I’m gonna start with a thought that struck me on the long drive back to Kiev from the exclusion zone. About half way back, tired and wanting dinner, I thought “Fuck, we’ve been in the middle of nowhere forever.” Then I stopped and reconsidered, “Where we are right now is the middle of nowhere between Pripyat and Kiev. Pripyat used to be somewhere, the last stop before Belarus, rather than more nowhere.” Of all the villages, towns and cities evacuated when the 30km Chernobyl Exclusion Zone was established, the most prominent one to empty and stay empty was Pripyat. Pripyat was a GLORIOUS NEW CITY OF SOVIET FUTURE!!! and you can see it in the propaganda-as-architecture everywhere you look.
Pripyat was a planned town, built out of whole cloth in 1970. When you look around there is no organic feel to the growth of the city, other than the trees and weeds that have conquered it in the 30 years since. Perhaps this look of unitary construction to an entire city is more common in the rebuilt environment of postwar-Europe or a Chinese “Instant Metropolis, Just Add Water”, but the only place I can really remember encountering this feeling in America is Disneyland. Disneyland creeps me out badly for reasons that are hard to explain, but this felt right. Maybe it’s a matter of purpose to the construction and Disney’s purpose rubs me deeply the wrong way. Pripyat, on the other hand, was intended to be a showcase of what the peaceful use of atomic energy could do. In fact, on top of one of the buildings, across the entire length, there used to be a giant lit up sign that said something like “Let Atom Be A Worker, Not A Soldier” which sure sounds like something from the Children of Atom in Fallout.

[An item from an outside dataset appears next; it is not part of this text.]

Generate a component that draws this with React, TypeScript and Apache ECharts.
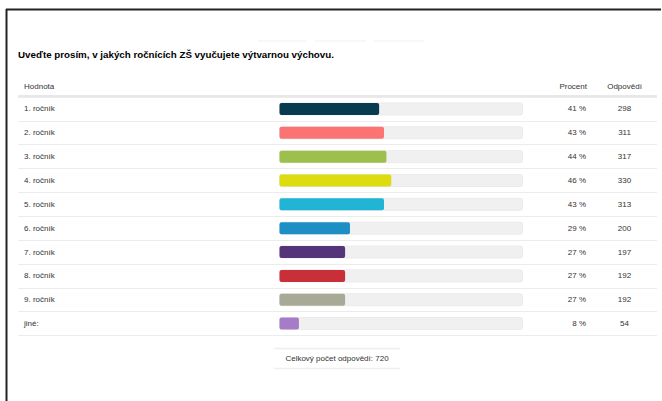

And because the authorities felt pretty confident in the safety of the RBMK reactor design, it’s the first of the Soviet atomic cities that wasn’t closed, and didn’t require papers to come and go (Russia still has some closed cities and technically America still has one).
In short, Pripyat was a place for up and comers. The reactor staff of thousands was well educated, perhaps not the cream of the Academy but some of the best scientific and technical minds around. The military associated around here were people working on new and interesting projects, one of which I’ll get to in a future post, and were just generally not the Red Army’s grunts. But what the city was above all else was young. I’m informed that the average age of the population of Pripyat when the accident happened was ~25, which means if you’ve wandered around the usual watering holes of recent college grads and postdocs you probably have a feel for what Pripyat was like. And if you want those young up and comers to be happy, stay, and want to do their best for you, you’re gonna have to give them incentives, luxuries, such that the Soviet Union could provide.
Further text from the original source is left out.